You may think it is necessary to do so in order to avoid even worse disasters, but at least call it what it is: 'cutting the social safety net' or at least 'austerity' as it's called (and protested) in Europe. The welfare state in America has hardly existed in comparison with most other developed countries, let alone ever been 'out of control'.
In the UK, the moderate left (LibDems) HAVE been compromising with the (moderate, in comparison with your Republicans) right; and the results have been disastrous for the country. And if Tories are bad, teabaggers are worse!
Sometimes it really is unfortunately necessary to negotiate with the hostage-takers to make some temporary concessions to them - though much more usually it ISN'T; but we don't have to accept their views as in any way valid.
starroute
(12,977 posts)A few decades back, it used to be said that compared to most of the world, American political parties weren't at all ideological.
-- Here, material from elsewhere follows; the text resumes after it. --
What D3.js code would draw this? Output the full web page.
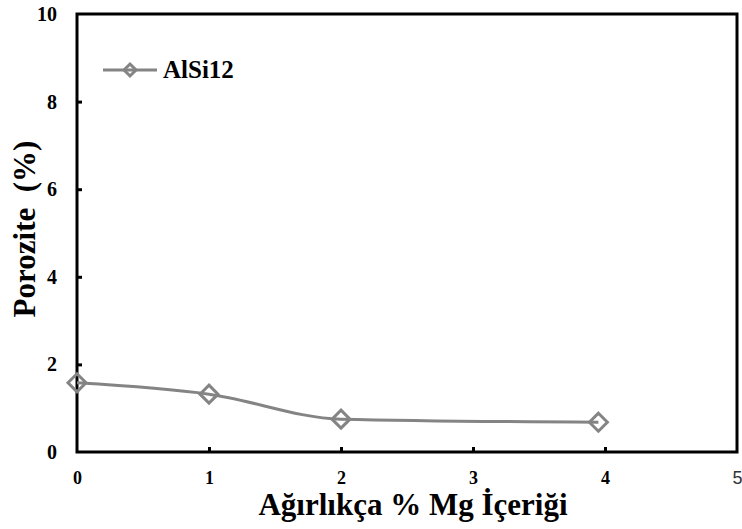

Instead, they were coalitions of interest groups -- and that was what gave their leaders the freedom to negotiate back and forth and assemble more ad hoc coalitions to pass specific pieces of legislation. That's not the case any more, which is what a lot of Klein's points boil down to.
As far as why it changed ... there are a number of underlying trends, but I suspect the real difference is that the Republican Party no longer serves the interests of anyone except the 1%. That was why it had to stop seeking out the support of a variety of regional and ethnic factions and focus instead on getting voters to vote against their own interests by using ideological appeals like same-sex marriage.
It's also why the GOP regularly slams the Democrats as being a party of "special interests" and as offering voters "goodies" like heath care to buy their votes. The Democrats still do things the old-fashioned way, and the Republicans can't handle that so they try to make it look corrupt.
But the real downside is that the GOP has turned into a party of ideologues, and the American system wasn't built to handle that.